### [DATASET EXTRACT]

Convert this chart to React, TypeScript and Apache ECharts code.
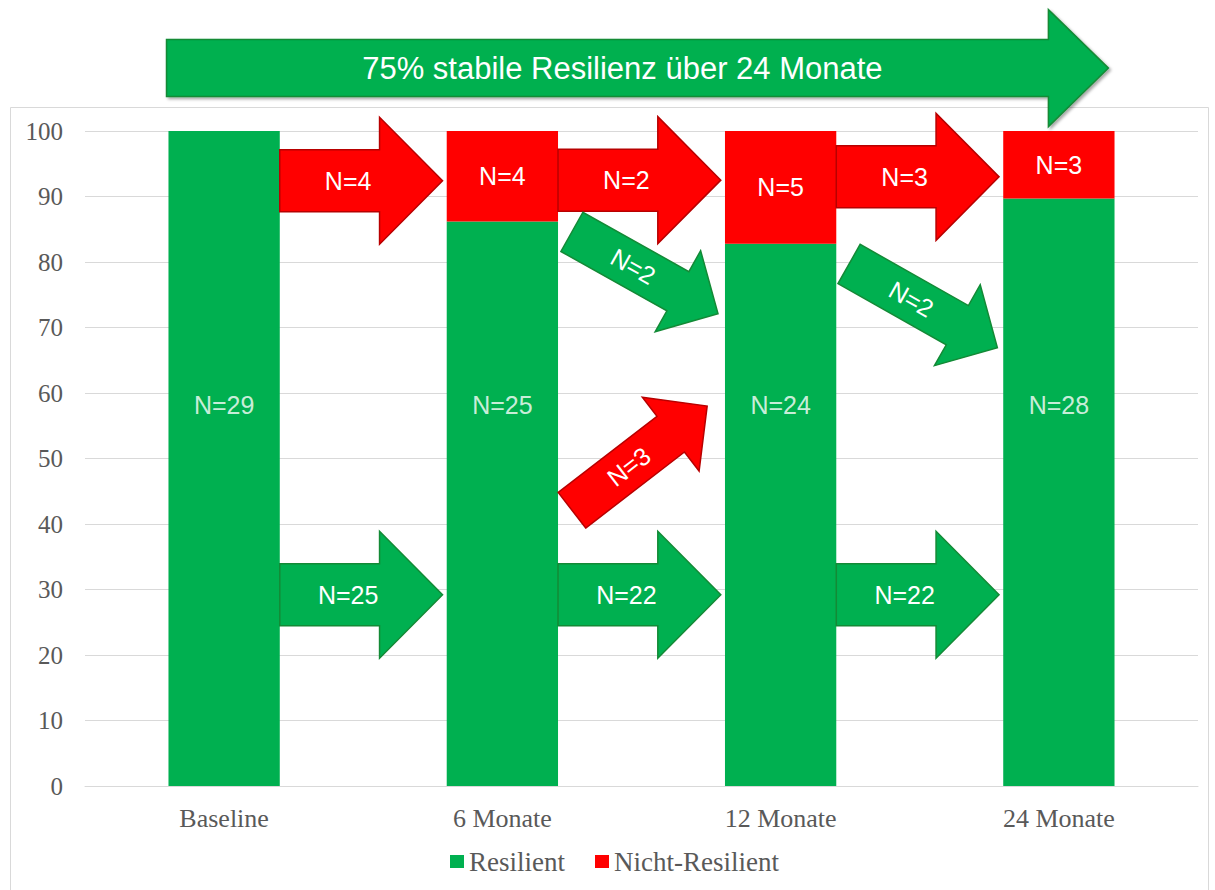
import React, { useEffect, useRef } from "react";
import * as echarts from "echarts";

const categories = ["Baseline", "6 Monate", "12 Monate", "24 Monate"];
const resilient = [100, 86.2, 82.8, 89.7];
const nichtResilient = [0, 13.8, 17.2, 10.3];
const resilientN = ["N=29", "N=25", "N=24", "N=28"];
const nichtN = ["", "N=4", "N=5", "N=3"];
const resilientLabelLevel = [58.2, 58.2, 58.2, 58.2];
const yTicks = { min: 0, max: 100, interval: 10 };

// transition arrows: category position (index fraction) and value
const flowLabels = ["N=4", "N=2", "N=3", "N=25", "N=22", "N=22", "N=2", "N=2", "N=3"];
const flowKinds = ["red", "red", "red", "green", "green", "green", "green", "green", "red"];
const flowFrom = [
  [0.2, 92.4], [1.2, 92.5], [2.2, 93.0],
  [0.2, 29.2], [1.2, 29.2], [2.2, 29.2],
  [1.25, 84.6], [2.246, 79.7], [1.25, 42.1],
];
const flowTo = [
  [0.785, 92.4], [1.785, 92.5], [2.785, 93.0],
  [0.785, 29.2], [1.785, 29.2], [2.785, 29.2],
  [1.775, 72.1], [2.779, 66.9], [1.736, 58.0],
];
const summaryText = "75% stabile Resilienz über 24 Monate";
const summaryFrom = [-0.207, 109.6];
const summaryTo = [3.178, 109.6];

const GREEN = "#00B050";
const RED = "#FF0000";
const SANS = '"Liberation Sans", Arial, sans-serif';
const SERIF = '"Liberation Serif", "Times New Roman", serif';

function arrowPoints(t: number[], p: number[], sw: number, hw: number, hl: number) {
  const dx = p[0] - t[0];
  const dy = p[1] - t[1];
  const len = Math.hypot(dx, dy);
  const ux = dx / len, uy = dy / len;
  const nx = -uy, ny = ux;
  const bx = p[0] - ux * hl, by = p[1] - uy * hl;
  return [
    [t[0] + nx * sw / 2, t[1] + ny * sw / 2],
    [bx + nx * sw / 2, by + ny * sw / 2],
    [bx + nx * hw / 2, by + ny * hw / 2],
    [p[0], p[1]],
    [bx - nx * hw / 2, by - ny * hw / 2],
    [bx - nx * sw / 2, by - ny * sw / 2],
    [t[0] - nx * sw / 2, t[1] - ny * sw / 2],
  ];
}

export default function App() {
  const ref = useRef<HTMLDivElement>(null);
  useEffect(() => {
    document.body.style.margin = "0";
    const chart = echarts.init(ref.current!, null, { renderer: "svg" });
    const option: any = {
      animation: false,
      backgroundColor: "#ffffff",
      grid: { left: 85, right: 17, top: 131, bottom: 104, containLabel: false },
      legend: {
        data: ["Resilient", "Nicht-Resilient"],
        left: 450,
        top: 848,
        padding: 0,
        icon: "rect",
        itemWidth: 14,
        itemHeight: 13,
        itemGap: 30,
        textStyle: { fontFamily: SERIF, fontSize: 27, color: "#595959" },
      },
      xAxis: {
        type: "category",
        data: categories,
        axisLine: { lineStyle: { color: "#D9D9D9", width: 1 } },
        axisTick: { show: false },
        axisLabel: { fontFamily: SERIF, fontSize: 26, color: "#595959", margin: 19 },
      },
      yAxis: {
        type: "value",
        min: yTicks.min,
        max: yTicks.max,
        interval: yTicks.interval,
        axisLine: { show: false },
        axisTick: { show: false },
        splitLine: { lineStyle: { color: "#D9D9D9", width: 1 } },
        axisLabel: { fontFamily: SERIF, fontSize: 25, color: "#595959", margin: 22 },
      },
      series: [
        {
          name: "Resilient",
          type: "bar",
          stack: "total",
          barWidth: "40%",
          itemStyle: { color: GREEN },
          data: resilient,
        },
        {
          name: "Nicht-Resilient",
          type: "bar",
          stack: "total",
          barWidth: "40%",
          itemStyle: { color: RED },
          data: nichtResilient,
          label: {
            show: true,
            position: "inside",
            color: "#ffffff",
            fontFamily: SANS,
            fontSize: 25,
            formatter: (p: any) => nichtN[p.dataIndex],
          },
        },
        {
          name: "labels",
          type: "scatter",
          silent: true,
          symbolSize: 0,
          data: resilientLabelLevel,
          z: 10,
          label: {
            show: true,
            position: "inside",
            color: "#ffffff",
            fontFamily: SANS,
            fontSize: 25,
            formatter: (p: any) => resilientN[p.dataIndex],
          },
        },
      ],
    };
    chart.setOption(option);

    const toPx = (pt: number[]) => {
      const a = chart.convertToPixel({ gridIndex: 0 }, [0, pt[1]]) as number[];
      const b = chart.convertToPixel({ gridIndex: 0 }, [1, pt[1]]) as number[];
      return [a[0] + pt[0] * (b[0] - a[0]), a[1]];
    };

    const graphics: any[] = [];
    graphics.push({
      type: "rect",
      shape: { x: 10.5, y: 107.5, width: 1198, height: 800 },
      style: { fill: "none", stroke: "#D9D9D9", lineWidth: 1 },
      z: 1,
      silent: true,
    });

    flowLabels.forEach((label, i) => {
      const t = toPx(flowFrom[i]);
      const p = toPx(flowTo[i]);
      const horizontal = Math.abs(t[1] - p[1]) < 1;
      const sw = horizontal ? 62 : 45;
      const hw = horizontal ? 127 : 93;
      const hl = horizontal ? 63 : 46;
      const isRed = flowKinds[i] === "red";
      graphics.push({
        type: "polygon",
        shape: { points: arrowPoints(t, p, sw, hw, hl) },
        style: {
          fill: isRed ? RED : GREEN,
          stroke: isRed ? "#B80000" : "#138A36",
          lineWidth: 1.5,
        },
        z: 100,
      });
      const f = 0.42;
      const ang = Math.atan2(p[1] - t[1], p[0] - t[0]);
      graphics.push({
        type: "text",
        x: t[0] + (p[0] - t[0]) * f,
        y: t[1] + (p[1] - t[1]) * f,
        rotation: -ang,
        style: {
          text: label,
          fill: "#ffffff",
          font: `25px ${SANS}`,
          align: "center",
          verticalAlign: "middle",
        },
        z: 101,
      });
    });

    const st = toPx(summaryFrom);
    const sp = toPx(summaryTo);
    graphics.push({
      type: "polygon",
      shape: { points: arrowPoints(st, sp, 57, 117, 60) },
      style: {
        fill: GREEN,
        stroke: "#138A36",
        lineWidth: 1.5,
        shadowBlur: 3,
        shadowOffsetX: 2,
        shadowOffsetY: 2,
        shadowColor: "rgba(0,0,0,0.35)",
      },
      z: 100,
    });
    graphics.push({
      type: "text",
      x: st[0] + (sp[0] - st[0]) * 0.484,
      y: st[1],
      style: {
        text: summaryText,
        fill: "#ffffff",
        font: `31px ${SANS}`,
        align: "center",
        verticalAlign: "middle",
      },
      z: 101,
    });

    chart.setOption({ graphic: graphics });
    return () => chart.dispose();
  }, []);
  return (
    <div
      ref={ref}
      style={{ position: "absolute", left: 0, top: 0, width: 1215, height: 890 }}
    />
  );
}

### [TASK OBJECTIVE]
Every line from the top of the material above through the line with "100, interval: 10" should be duplicated exactly, please; leave out the pictures.

### [WRITTEN ANSWER]
Convert this chart to React, TypeScript and Apache ECharts code.
import React, { useEffect, useRef } from "react";
import * as echarts from "echarts";

const categories = ["Baseline", "6 Monate", "12 Monate", "24 Monate"];
const resilient = [100, 86.2, 82.8, 89.7];
const nichtResilient = [0, 13.8, 17.2, 10.3];
const resilientN = ["N=29", "N=25", "N=24", "N=28"];
const nichtN = ["", "N=4", "N=5", "N=3"];
const resilientLabelLevel = [58.2, 58.2, 58.2, 58.2];
const yTicks = { min: 0, max: 100, interval: 10 };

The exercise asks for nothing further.